Using an API for data collection offers several advantages over traditional web scraping:

### Reliability
APIs provide a stable and structured way to access data. They are less prone to breaking due to website design changes, which is a common challenge with HTML parsing

### Efficiency
APIs typically return data in a machine-readable format (like JSON), which is much faster and easier to parse than HTML. This reduces development time and computational resources.
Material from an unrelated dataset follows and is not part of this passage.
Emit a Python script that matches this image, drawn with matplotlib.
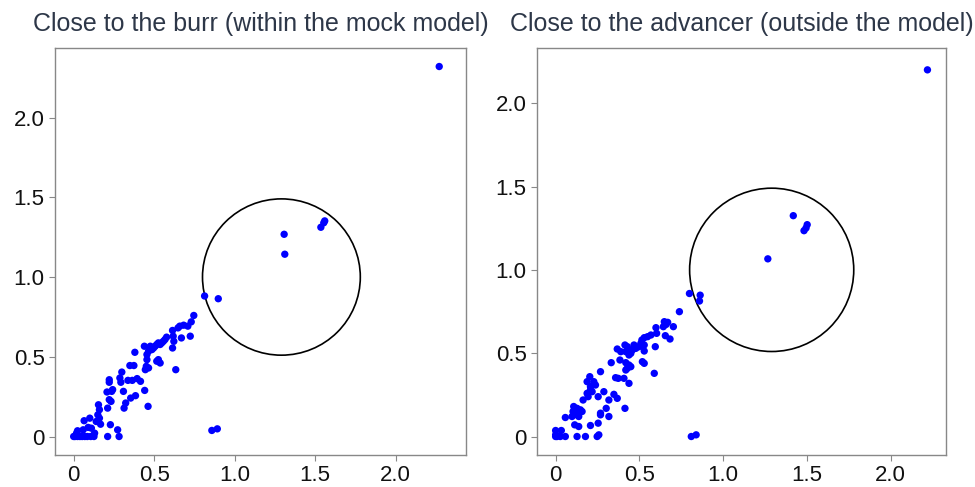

### Politeness and Rate Limits
API providers usually have clear guidelines on usage and rate limits. Adhering to these limits (e.g., by introducing `time.sleep()` if making multiple sequential calls) ensures continued access and good standing with the service provider. Remotive's API documentation advises a maximum of 4 requests per day for general data, and excessive requests (more than 2x per minute) will be blocked.

### Data Quality
Data obtained through an API is often cleaner and more consistent, as it's directly provided by the source in a structured format, reducing the need for extensive data cleaning and transformation.

### Terms of Service
Always review the API's terms of service. For Remotive, it's crucial to link back to the original job URL and mention Remotive as the source if you share their job listings. Also, note that jobs displayed via the public API are delayed by 24 hours.

### Integration into BI Projects
For a full BI project, the data fetched via this API would be a crucial input. It would then be loaded into a data warehouse, transformed, enriched, and used to build interactive dashboards (e.g., in Power BI) for trend analysis, market insights, and data-driven decision-making regarding remote work trends.